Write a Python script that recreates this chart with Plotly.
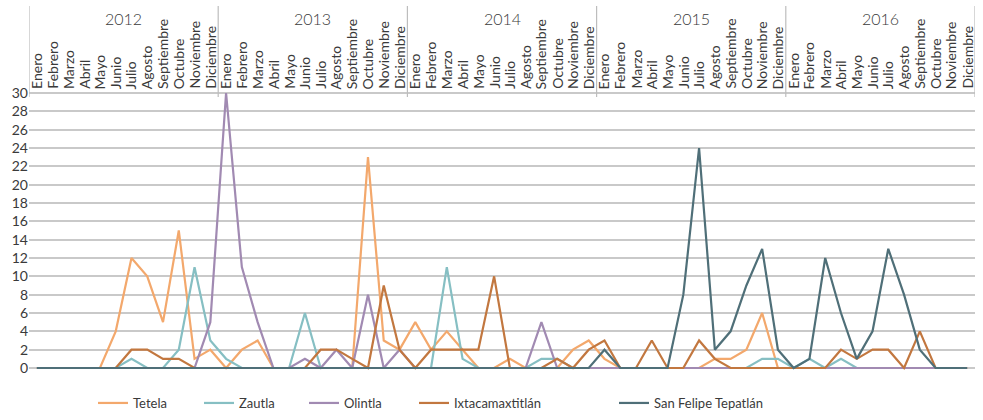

==

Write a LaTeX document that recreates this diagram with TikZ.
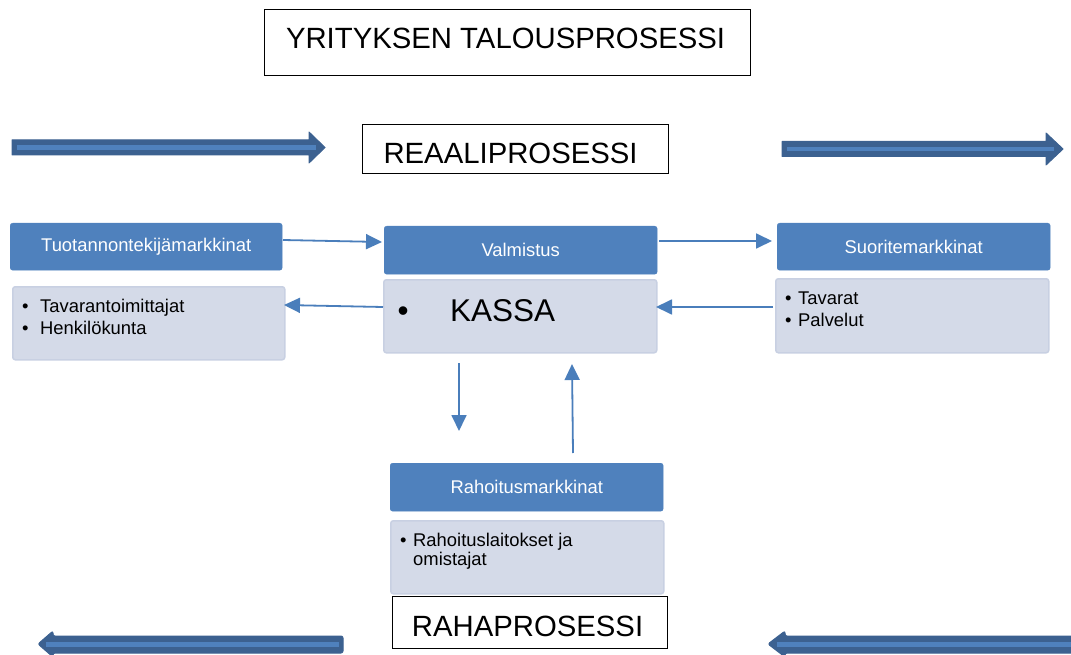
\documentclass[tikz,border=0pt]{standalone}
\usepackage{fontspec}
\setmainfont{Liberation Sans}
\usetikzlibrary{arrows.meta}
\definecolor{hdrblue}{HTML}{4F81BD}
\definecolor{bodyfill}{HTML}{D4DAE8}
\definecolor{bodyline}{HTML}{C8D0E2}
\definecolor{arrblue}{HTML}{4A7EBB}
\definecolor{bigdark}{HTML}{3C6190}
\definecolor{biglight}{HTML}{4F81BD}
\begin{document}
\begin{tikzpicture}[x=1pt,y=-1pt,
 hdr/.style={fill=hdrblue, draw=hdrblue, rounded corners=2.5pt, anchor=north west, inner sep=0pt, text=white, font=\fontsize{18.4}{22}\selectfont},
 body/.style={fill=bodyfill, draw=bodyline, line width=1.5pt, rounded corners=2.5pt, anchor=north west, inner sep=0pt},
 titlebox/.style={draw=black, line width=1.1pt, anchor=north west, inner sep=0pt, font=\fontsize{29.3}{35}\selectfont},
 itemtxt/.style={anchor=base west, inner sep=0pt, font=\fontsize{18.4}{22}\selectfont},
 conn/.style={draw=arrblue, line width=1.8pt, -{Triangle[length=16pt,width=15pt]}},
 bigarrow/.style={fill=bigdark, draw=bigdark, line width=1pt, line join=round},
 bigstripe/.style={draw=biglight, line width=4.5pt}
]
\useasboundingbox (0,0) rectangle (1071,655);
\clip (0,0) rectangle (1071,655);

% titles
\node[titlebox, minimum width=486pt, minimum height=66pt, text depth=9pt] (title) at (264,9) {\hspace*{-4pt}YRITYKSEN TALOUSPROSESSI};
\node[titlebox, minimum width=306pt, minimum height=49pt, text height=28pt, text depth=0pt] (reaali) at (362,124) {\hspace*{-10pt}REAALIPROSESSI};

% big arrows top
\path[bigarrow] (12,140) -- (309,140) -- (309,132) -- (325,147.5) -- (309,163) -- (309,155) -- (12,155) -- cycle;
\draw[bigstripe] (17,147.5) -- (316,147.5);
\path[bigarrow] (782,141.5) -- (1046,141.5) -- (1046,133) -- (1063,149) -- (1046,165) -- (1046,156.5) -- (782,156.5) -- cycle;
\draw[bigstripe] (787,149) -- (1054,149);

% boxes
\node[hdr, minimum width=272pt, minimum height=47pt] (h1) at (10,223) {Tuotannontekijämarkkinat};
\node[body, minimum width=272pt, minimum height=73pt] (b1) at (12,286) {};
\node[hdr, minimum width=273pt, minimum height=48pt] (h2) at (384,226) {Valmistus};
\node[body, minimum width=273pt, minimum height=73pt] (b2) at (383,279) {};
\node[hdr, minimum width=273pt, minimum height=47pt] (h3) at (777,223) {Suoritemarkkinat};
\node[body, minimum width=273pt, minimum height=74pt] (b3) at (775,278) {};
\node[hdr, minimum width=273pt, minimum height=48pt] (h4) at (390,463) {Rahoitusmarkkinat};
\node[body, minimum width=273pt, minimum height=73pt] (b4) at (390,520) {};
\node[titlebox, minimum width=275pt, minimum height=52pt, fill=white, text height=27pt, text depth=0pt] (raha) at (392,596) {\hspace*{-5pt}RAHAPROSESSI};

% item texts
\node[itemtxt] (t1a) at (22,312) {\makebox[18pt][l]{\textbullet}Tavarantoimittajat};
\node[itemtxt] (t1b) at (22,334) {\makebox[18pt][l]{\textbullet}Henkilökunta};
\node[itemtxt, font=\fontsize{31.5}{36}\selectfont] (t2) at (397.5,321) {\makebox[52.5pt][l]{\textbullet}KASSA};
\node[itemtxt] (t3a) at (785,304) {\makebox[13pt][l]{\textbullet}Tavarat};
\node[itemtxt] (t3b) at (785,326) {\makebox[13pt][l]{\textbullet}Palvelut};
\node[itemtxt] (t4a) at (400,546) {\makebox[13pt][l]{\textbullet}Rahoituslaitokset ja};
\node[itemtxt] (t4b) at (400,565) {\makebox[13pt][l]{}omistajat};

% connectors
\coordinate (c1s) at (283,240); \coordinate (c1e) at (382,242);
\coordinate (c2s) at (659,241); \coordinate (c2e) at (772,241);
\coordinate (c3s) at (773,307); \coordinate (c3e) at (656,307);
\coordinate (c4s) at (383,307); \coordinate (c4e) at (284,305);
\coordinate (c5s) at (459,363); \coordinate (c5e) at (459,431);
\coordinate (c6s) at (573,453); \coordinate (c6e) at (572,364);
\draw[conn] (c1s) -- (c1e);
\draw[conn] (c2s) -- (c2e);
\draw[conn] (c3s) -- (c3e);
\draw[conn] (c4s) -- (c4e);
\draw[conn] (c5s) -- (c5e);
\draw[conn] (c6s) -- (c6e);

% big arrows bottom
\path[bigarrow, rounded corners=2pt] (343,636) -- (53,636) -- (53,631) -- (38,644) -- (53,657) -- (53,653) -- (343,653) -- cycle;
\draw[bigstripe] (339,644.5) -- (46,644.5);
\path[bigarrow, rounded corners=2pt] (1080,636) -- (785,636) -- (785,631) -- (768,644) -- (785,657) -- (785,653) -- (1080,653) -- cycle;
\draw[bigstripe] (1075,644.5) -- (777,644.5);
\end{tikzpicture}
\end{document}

• _SET EXERCISE_
Copy exactly the stretch of lines from the one containing "Write a LaTeX" through the one containing "(787,149) -- (1054,149);", both included. Leave out any pictures.

• _TASK RESULT_
Write a LaTeX document that recreates this diagram with TikZ.
\documentclass[tikz,border=0pt]{standalone}
\usepackage{fontspec}
\setmainfont{Liberation Sans}
\usetikzlibrary{arrows.meta}
\definecolor{hdrblue}{HTML}{4F81BD}
\definecolor{bodyfill}{HTML}{D4DAE8}
\definecolor{bodyline}{HTML}{C8D0E2}
\definecolor{arrblue}{HTML}{4A7EBB}
\definecolor{bigdark}{HTML}{3C6190}
\definecolor{biglight}{HTML}{4F81BD}
\begin{document}
\begin{tikzpicture}[x=1pt,y=-1pt,
 hdr/.style={fill=hdrblue, draw=hdrblue, rounded corners=2.5pt, anchor=north west, inner sep=0pt, text=white, font=\fontsize{18.4}{22}\selectfont},
 body/.style={fill=bodyfill, draw=bodyline, line width=1.5pt, rounded corners=2.5pt, anchor=north west, inner sep=0pt},
 titlebox/.style={draw=black, line width=1.1pt, anchor=north west, inner sep=0pt, font=\fontsize{29.3}{35}\selectfont},
 itemtxt/.style={anchor=base west, inner sep=0pt, font=\fontsize{18.4}{22}\selectfont},
 conn/.style={draw=arrblue, line width=1.8pt, -{Triangle[length=16pt,width=15pt]}},
 bigarrow/.style={fill=bigdark, draw=bigdark, line width=1pt, line join=round},
 bigstripe/.style={draw=biglight, line width=4.5pt}
]
\useasboundingbox (0,0) rectangle (1071,655);
\clip (0,0) rectangle (1071,655);

% titles
\node[titlebox, minimum width=486pt, minimum height=66pt, text depth=9pt] (title) at (264,9) {\hspace*{-4pt}YRITYKSEN TALOUSPROSESSI};
\node[titlebox, minimum width=306pt, minimum height=49pt, text height=28pt, text depth=0pt] (reaali) at (362,124) {\hspace*{-10pt}REAALIPROSESSI};

% big arrows top
\path[bigarrow] (12,140) -- (309,140) -- (309,132) -- (325,147.5) -- (309,163) -- (309,155) -- (12,155) -- cycle;
\draw[bigstripe] (17,147.5) -- (316,147.5);
\path[bigarrow] (782,141.5) -- (1046,141.5) -- (1046,133) -- (1063,149) -- (1046,165) -- (1046,156.5) -- (782,156.5) -- cycle;
\draw[bigstripe] (787,149) -- (1054,149);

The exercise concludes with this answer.